▶ [Data section]:

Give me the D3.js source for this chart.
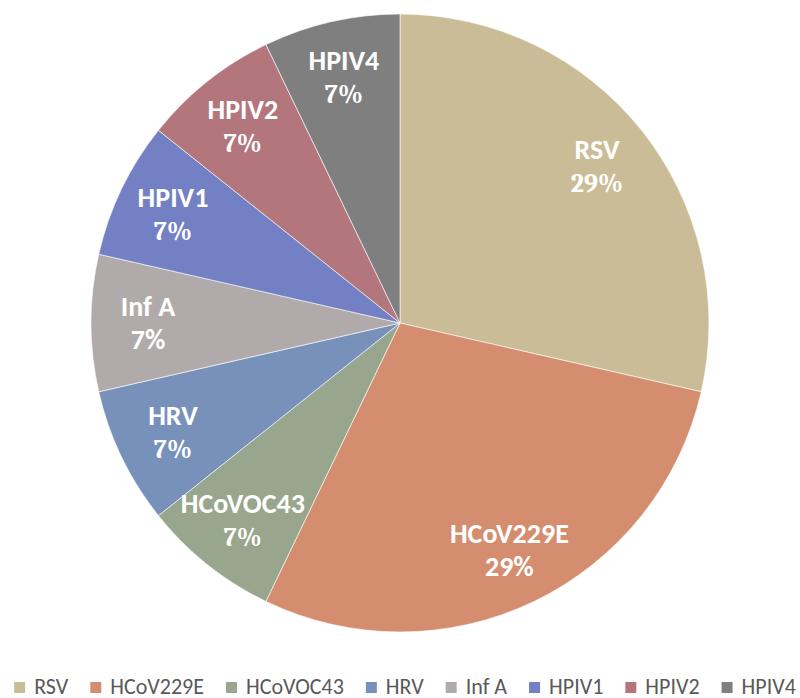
<!DOCTYPE html>
<html>
<head>
<meta charset="utf-8">
<script src="https://cdn.jsdelivr.net/npm/d3@7"></script>
<style>
  body { margin: 0; background: #fff; }
  svg { display: block; }
  .name { font-family: Carlito, Lato, sans-serif; font-weight: bold; font-size: 28px; fill: #fff; }
  .pct { font-family: Caladea, "Noto Serif", "Liberation Serif", serif; font-weight: bold; font-size: 26px; fill: #fff; }
  .pct.sans { font-family: Carlito, Lato, sans-serif; font-size: 28px; }
  .legend text { font-family: Carlito, Lato, sans-serif; font-size: 22px; fill: #595959; }
</style>
</head>
<body>
<svg id="chart" width="800" height="698"></svg>
<script>
// data
var categories = ["RSV", "HCoV229E", "HCoVOC43", "HRV", "Inf A", "HPIV1", "HPIV2", "HPIV4"];
var counts = [4, 4, 1, 1, 1, 1, 1, 1];
var pctLabels = ["29%", "29%", "7%", "7%", "7%", "7%", "7%", "7%"];
var colors = ["#CBBC98", "#D48E6F", "#97A68D", "#7891BB", "#B0ABAA", "#7480C4", "#B3767D", "#7F7F7F"];

// percentages drawn in sans rather than serif (as in the original)
var sansPct = ["HCoV229E", "Inf A"];

var svg = d3.select("#chart");
var cx = 400, cy = 323, radius = 309, labelR = 252;

var color = d3.scaleOrdinal().domain(categories).range(colors);
var data = categories.map(function (c, i) { return { name: c, value: counts[i], pct: pctLabels[i] }; });

var pie = d3.pie().sort(null).value(function (d) { return d.value; });
var arc = d3.arc().innerRadius(0).outerRadius(radius);
var labelArc = d3.arc().innerRadius(labelR).outerRadius(labelR);

var g = svg.append("g").attr("transform", "translate(" + cx + "," + cy + ")");

g.selectAll(".slice")
  .data(pie(data))
  .enter().append("path")
  .attr("class", "slice")
  .attr("d", arc)
  .style("fill", function (d) { return color(d.data.name); })
  .style("stroke", "#fff")
  .style("stroke-width", 0.6);

var labels = g.selectAll(".lbl")
  .data(pie(data))
  .enter().append("g")
  .attr("class", "lbl")
  .attr("transform", function (d) { return "translate(" + labelArc.centroid(d) + ")"; });

labels.append("text")
  .attr("class", "name")
  .attr("text-anchor", "middle")
  .attr("y", -7)
  .text(function (d) { return d.data.name; });

labels.append("text")
  .attr("class", function (d) { return sansPct.indexOf(d.data.name) >= 0 ? "pct sans" : "pct"; })
  .attr("text-anchor", "middle")
  .attr("y", 26)
  .text(function (d) { return d.data.pct; });

// legend
var legend = svg.append("g").attr("class", "legend");
var items = legend.selectAll(".item")
  .data(categories)
  .enter().append("g")
  .attr("class", "item");

items.append("rect")
  .attr("width", 11).attr("height", 11)
  .attr("y", -12)
  .style("fill", function (d) { return color(d); });

items.append("text")
  .attr("x", 20)
  .attr("y", 0)
  .text(function (d) { return d; });

var xPos = 0, offsets = [];
items.each(function () {
  var w = d3.select(this).select("text").node().getComputedTextLength();
  offsets.push(xPos);
  xPos += 20 + w + 22;
});
var total = xPos - 22;
var startX = Math.max(4, 405 - total / 2);
items.attr("transform", function (d, i) { return "translate(" + (startX + offsets[i]) + ",694)"; });
</script>
</body>
</html>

▶ [Stated task]: Retype the whole listing exactly and leave the pictures out.

▶ [Reply]:
Give me the D3.js source for this chart.
<!DOCTYPE html>
<html>
<head>
<meta charset="utf-8">
<script src="https://cdn.jsdelivr.net/npm/d3@7"></script>
<style>
  body { margin: 0; background: #fff; }
  svg { display: block; }
  .name { font-family: Carlito, Lato, sans-serif; font-weight: bold; font-size: 28px; fill: #fff; }
  .pct { font-family: Caladea, "Noto Serif", "Liberation Serif", serif; font-weight: bold; font-size: 26px; fill: #fff; }
  .pct.sans { font-family: Carlito, Lato, sans-serif; font-size: 28px; }
  .legend text { font-family: Carlito, Lato, sans-serif; font-size: 22px; fill: #595959; }
</style>
</head>
<body>
<svg id="chart" width="800" height="698"></svg>
<script>
// data
var categories = ["RSV", "HCoV229E", "HCoVOC43", "HRV", "Inf A", "HPIV1", "HPIV2", "HPIV4"];
var counts = [4, 4, 1, 1, 1, 1, 1, 1];
var pctLabels = ["29%", "29%", "7%", "7%", "7%", "7%", "7%", "7%"];
var colors = ["#CBBC98", "#D48E6F", "#97A68D", "#7891BB", "#B0ABAA", "#7480C4", "#B3767D", "#7F7F7F"];

// percentages drawn in sans rather than serif (as in the original)
var sansPct = ["HCoV229E", "Inf A"];

var svg = d3.select("#chart");
var cx = 400, cy = 323, radius = 309, labelR = 252;

var color = d3.scaleOrdinal().domain(categories).range(colors);
var data = categories.map(function (c, i) { return { name: c, value: counts[i], pct: pctLabels[i] }; });

var pie = d3.pie().sort(null).value(function (d) { return d.value; });
var arc = d3.arc().innerRadius(0).outerRadius(radius);
var labelArc = d3.arc().innerRadius(labelR).outerRadius(labelR);

var g = svg.append("g").attr("transform", "translate(" + cx + "," + cy + ")");

g.selectAll(".slice")
  .data(pie(data))
  .enter().append("path")
  .attr("class", "slice")
  .attr("d", arc)
  .style("fill", function (d) { return color(d.data.name); })
  .style("stroke", "#fff")
  .style("stroke-width", 0.6);

var labels = g.selectAll(".lbl")
  .data(pie(data))
  .enter().append("g")
  .attr("class", "lbl")
  .attr("transform", function (d) { return "translate(" + labelArc.centroid(d) + ")"; });

labels.append("text")
  .attr("class", "name")
  .attr("text-anchor", "middle")
  .attr("y", -7)
  .text(function (d) { return d.data.name; });

labels.append("text")
  .attr("class", function (d) { return sansPct.indexOf(d.data.name) >= 0 ? "pct sans" : "pct"; })
  .attr("text-anchor", "middle")
  .attr("y", 26)
  .text(function (d) { return d.data.pct; });

// legend
var legend = svg.append("g").attr("class", "legend");
var items = legend.selectAll(".item")
  .data(categories)
  .enter().append("g")
  .attr("class", "item");

items.append("rect")
  .attr("width", 11).attr("height", 11)
  .attr("y", -12)
  .style("fill", function (d) { return color(d); });

items.append("text")
  .attr("x", 20)
  .attr("y", 0)
  .text(function (d) { return d; });

var xPos = 0, offsets = [];
items.each(function () {
  var w = d3.select(this).select("text").node().getComputedTextLength();
  offsets.push(xPos);
  xPos += 20 + w + 22;
});
var total = xPos - 22;
var startX = Math.max(4, 405 - total / 2);
items.attr("transform", function (d, i) { return "translate(" + (startX + offsets[i]) + ",694)"; });
</script>
</body>
</html>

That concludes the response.